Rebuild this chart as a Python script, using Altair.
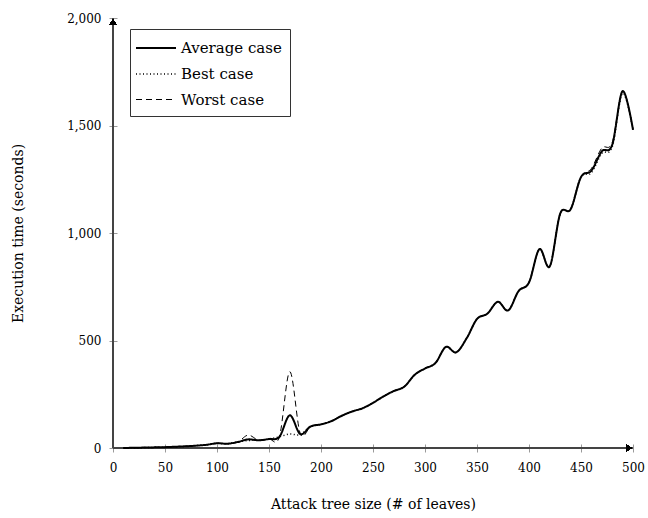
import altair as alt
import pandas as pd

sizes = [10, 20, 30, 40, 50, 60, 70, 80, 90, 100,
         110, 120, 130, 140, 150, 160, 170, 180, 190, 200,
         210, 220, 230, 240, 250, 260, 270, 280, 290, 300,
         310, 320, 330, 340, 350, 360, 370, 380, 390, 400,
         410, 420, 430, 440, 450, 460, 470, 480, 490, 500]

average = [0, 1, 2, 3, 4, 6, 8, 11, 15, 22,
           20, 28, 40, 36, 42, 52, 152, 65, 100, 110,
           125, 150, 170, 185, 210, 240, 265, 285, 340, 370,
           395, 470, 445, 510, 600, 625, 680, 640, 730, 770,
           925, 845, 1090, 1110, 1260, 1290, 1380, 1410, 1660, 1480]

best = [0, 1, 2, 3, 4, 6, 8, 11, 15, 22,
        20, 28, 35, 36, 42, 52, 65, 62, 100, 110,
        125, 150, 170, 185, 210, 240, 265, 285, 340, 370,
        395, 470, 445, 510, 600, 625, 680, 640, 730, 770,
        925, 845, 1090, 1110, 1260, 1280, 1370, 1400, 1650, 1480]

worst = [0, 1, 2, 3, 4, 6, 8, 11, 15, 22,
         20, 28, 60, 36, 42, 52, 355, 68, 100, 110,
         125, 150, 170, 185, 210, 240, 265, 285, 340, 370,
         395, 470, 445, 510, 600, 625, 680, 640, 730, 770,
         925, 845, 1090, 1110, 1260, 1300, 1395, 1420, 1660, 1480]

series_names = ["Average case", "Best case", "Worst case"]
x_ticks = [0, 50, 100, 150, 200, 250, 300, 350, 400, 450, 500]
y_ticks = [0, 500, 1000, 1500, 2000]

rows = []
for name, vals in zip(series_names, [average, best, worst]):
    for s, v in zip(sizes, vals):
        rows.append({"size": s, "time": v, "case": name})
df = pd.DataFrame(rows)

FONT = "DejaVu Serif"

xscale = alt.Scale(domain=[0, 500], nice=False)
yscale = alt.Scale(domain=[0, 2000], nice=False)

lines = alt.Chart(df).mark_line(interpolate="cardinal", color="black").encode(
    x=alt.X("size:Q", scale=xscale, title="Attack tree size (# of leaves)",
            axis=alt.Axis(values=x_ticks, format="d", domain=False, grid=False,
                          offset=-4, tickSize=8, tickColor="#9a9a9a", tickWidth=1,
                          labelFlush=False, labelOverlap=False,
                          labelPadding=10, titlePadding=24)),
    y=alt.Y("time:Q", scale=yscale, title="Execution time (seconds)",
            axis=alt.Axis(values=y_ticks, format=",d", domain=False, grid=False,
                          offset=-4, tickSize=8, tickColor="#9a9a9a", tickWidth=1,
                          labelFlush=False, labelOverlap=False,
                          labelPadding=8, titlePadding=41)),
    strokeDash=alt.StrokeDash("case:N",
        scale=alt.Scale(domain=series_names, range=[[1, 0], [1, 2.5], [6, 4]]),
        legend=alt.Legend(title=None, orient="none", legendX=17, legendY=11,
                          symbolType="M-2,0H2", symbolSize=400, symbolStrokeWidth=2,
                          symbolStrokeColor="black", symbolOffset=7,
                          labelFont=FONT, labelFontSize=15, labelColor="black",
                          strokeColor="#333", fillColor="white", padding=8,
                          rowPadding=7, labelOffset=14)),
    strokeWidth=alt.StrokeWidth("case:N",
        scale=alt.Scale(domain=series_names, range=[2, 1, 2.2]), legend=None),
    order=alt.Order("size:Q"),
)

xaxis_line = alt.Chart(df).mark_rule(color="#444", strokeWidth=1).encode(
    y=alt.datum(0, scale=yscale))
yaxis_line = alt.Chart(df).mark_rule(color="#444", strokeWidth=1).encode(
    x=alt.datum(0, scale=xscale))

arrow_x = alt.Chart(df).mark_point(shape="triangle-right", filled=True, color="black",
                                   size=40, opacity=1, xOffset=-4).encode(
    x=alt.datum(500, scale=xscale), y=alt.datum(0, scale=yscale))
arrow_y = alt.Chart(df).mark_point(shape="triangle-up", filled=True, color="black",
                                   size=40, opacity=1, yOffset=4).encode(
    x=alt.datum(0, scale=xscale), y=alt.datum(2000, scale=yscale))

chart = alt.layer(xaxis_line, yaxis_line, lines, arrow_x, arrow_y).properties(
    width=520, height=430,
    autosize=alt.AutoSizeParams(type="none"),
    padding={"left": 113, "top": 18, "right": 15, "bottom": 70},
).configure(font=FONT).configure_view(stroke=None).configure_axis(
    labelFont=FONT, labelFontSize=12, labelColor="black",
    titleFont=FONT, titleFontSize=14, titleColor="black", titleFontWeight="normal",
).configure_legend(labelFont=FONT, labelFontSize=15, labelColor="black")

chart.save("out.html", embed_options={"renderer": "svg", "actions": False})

#####

» What you will do:
Produce an exact copy of each line of data, skipping embedded images.

» Complete response:
Rebuild this chart as a Python script, using Altair.
import altair as alt
import pandas as pd

sizes = [10, 20, 30, 40, 50, 60, 70, 80, 90, 100,
         110, 120, 130, 140, 150, 160, 170, 180, 190, 200,
         210, 220, 230, 240, 250, 260, 270, 280, 290, 300,
         310, 320, 330, 340, 350, 360, 370, 380, 390, 400,
         410, 420, 430, 440, 450, 460, 470, 480, 490, 500]

average = [0, 1, 2, 3, 4, 6, 8, 11, 15, 22,
           20, 28, 40, 36, 42, 52, 152, 65, 100, 110,
           125, 150, 170, 185, 210, 240, 265, 285, 340, 370,
           395, 470, 445, 510, 600, 625, 680, 640, 730, 770,
           925, 845, 1090, 1110, 1260, 1290, 1380, 1410, 1660, 1480]

best = [0, 1, 2, 3, 4, 6, 8, 11, 15, 22,
        20, 28, 35, 36, 42, 52, 65, 62, 100, 110,
        125, 150, 170, 185, 210, 240, 265, 285, 340, 370,
        395, 470, 445, 510, 600, 625, 680, 640, 730, 770,
        925, 845, 1090, 1110, 1260, 1280, 1370, 1400, 1650, 1480]

worst = [0, 1, 2, 3, 4, 6, 8, 11, 15, 22,
         20, 28, 60, 36, 42, 52, 355, 68, 100, 110,
         125, 150, 170, 185, 210, 240, 265, 285, 340, 370,
         395, 470, 445, 510, 600, 625, 680, 640, 730, 770,
         925, 845, 1090, 1110, 1260, 1300, 1395, 1420, 1660, 1480]

series_names = ["Average case", "Best case", "Worst case"]
x_ticks = [0, 50, 100, 150, 200, 250, 300, 350, 400, 450, 500]
y_ticks = [0, 500, 1000, 1500, 2000]

rows = []
for name, vals in zip(series_names, [average, best, worst]):
    for s, v in zip(sizes, vals):
        rows.append({"size": s, "time": v, "case": name})
df = pd.DataFrame(rows)

FONT = "DejaVu Serif"

xscale = alt.Scale(domain=[0, 500], nice=False)
yscale = alt.Scale(domain=[0, 2000], nice=False)

lines = alt.Chart(df).mark_line(interpolate="cardinal", color="black").encode(
    x=alt.X("size:Q", scale=xscale, title="Attack tree size (# of leaves)",
            axis=alt.Axis(values=x_ticks, format="d", domain=False, grid=False,
                          offset=-4, tickSize=8, tickColor="#9a9a9a", tickWidth=1,
                          labelFlush=False, labelOverlap=False,
                          labelPadding=10, titlePadding=24)),
    y=alt.Y("time:Q", scale=yscale, title="Execution time (seconds)",
            axis=alt.Axis(values=y_ticks, format=",d", domain=False, grid=False,
                          offset=-4, tickSize=8, tickColor="#9a9a9a", tickWidth=1,
                          labelFlush=False, labelOverlap=False,
                          labelPadding=8, titlePadding=41)),
    strokeDash=alt.StrokeDash("case:N",
        scale=alt.Scale(domain=series_names, range=[[1, 0], [1, 2.5], [6, 4]]),
        legend=alt.Legend(title=None, orient="none", legendX=17, legendY=11,
                          symbolType="M-2,0H2", symbolSize=400, symbolStrokeWidth=2,
                          symbolStrokeColor="black", symbolOffset=7,
                          labelFont=FONT, labelFontSize=15, labelColor="black",
                          strokeColor="#333", fillColor="white", padding=8,
                          rowPadding=7, labelOffset=14)),
    strokeWidth=alt.StrokeWidth("case:N",
        scale=alt.Scale(domain=series_names, range=[2, 1, 2.2]), legend=None),
    order=alt.Order("size:Q"),
)

xaxis_line = alt.Chart(df).mark_rule(color="#444", strokeWidth=1).encode(
    y=alt.datum(0, scale=yscale))
yaxis_line = alt.Chart(df).mark_rule(color="#444", strokeWidth=1).encode(
    x=alt.datum(0, scale=xscale))

arrow_x = alt.Chart(df).mark_point(shape="triangle-right", filled=True, color="black",
                                   size=40, opacity=1, xOffset=-4).encode(
    x=alt.datum(500, scale=xscale), y=alt.datum(0, scale=yscale))
arrow_y = alt.Chart(df).mark_point(shape="triangle-up", filled=True, color="black",
                                   size=40, opacity=1, yOffset=4).encode(
    x=alt.datum(0, scale=xscale), y=alt.datum(2000, scale=yscale))

chart = alt.layer(xaxis_line, yaxis_line, lines, arrow_x, arrow_y).properties(
    width=520, height=430,
    autosize=alt.AutoSizeParams(type="none"),
    padding={"left": 113, "top": 18, "right": 15, "bottom": 70},
).configure(font=FONT).configure_view(stroke=None).configure_axis(
    labelFont=FONT, labelFontSize=12, labelColor="black",
    titleFont=FONT, titleFontSize=14, titleColor="black", titleFontWeight="normal",
).configure_legend(labelFont=FONT, labelFontSize=15, labelColor="black")

chart.save("out.html", embed_options={"renderer": "svg", "actions": False})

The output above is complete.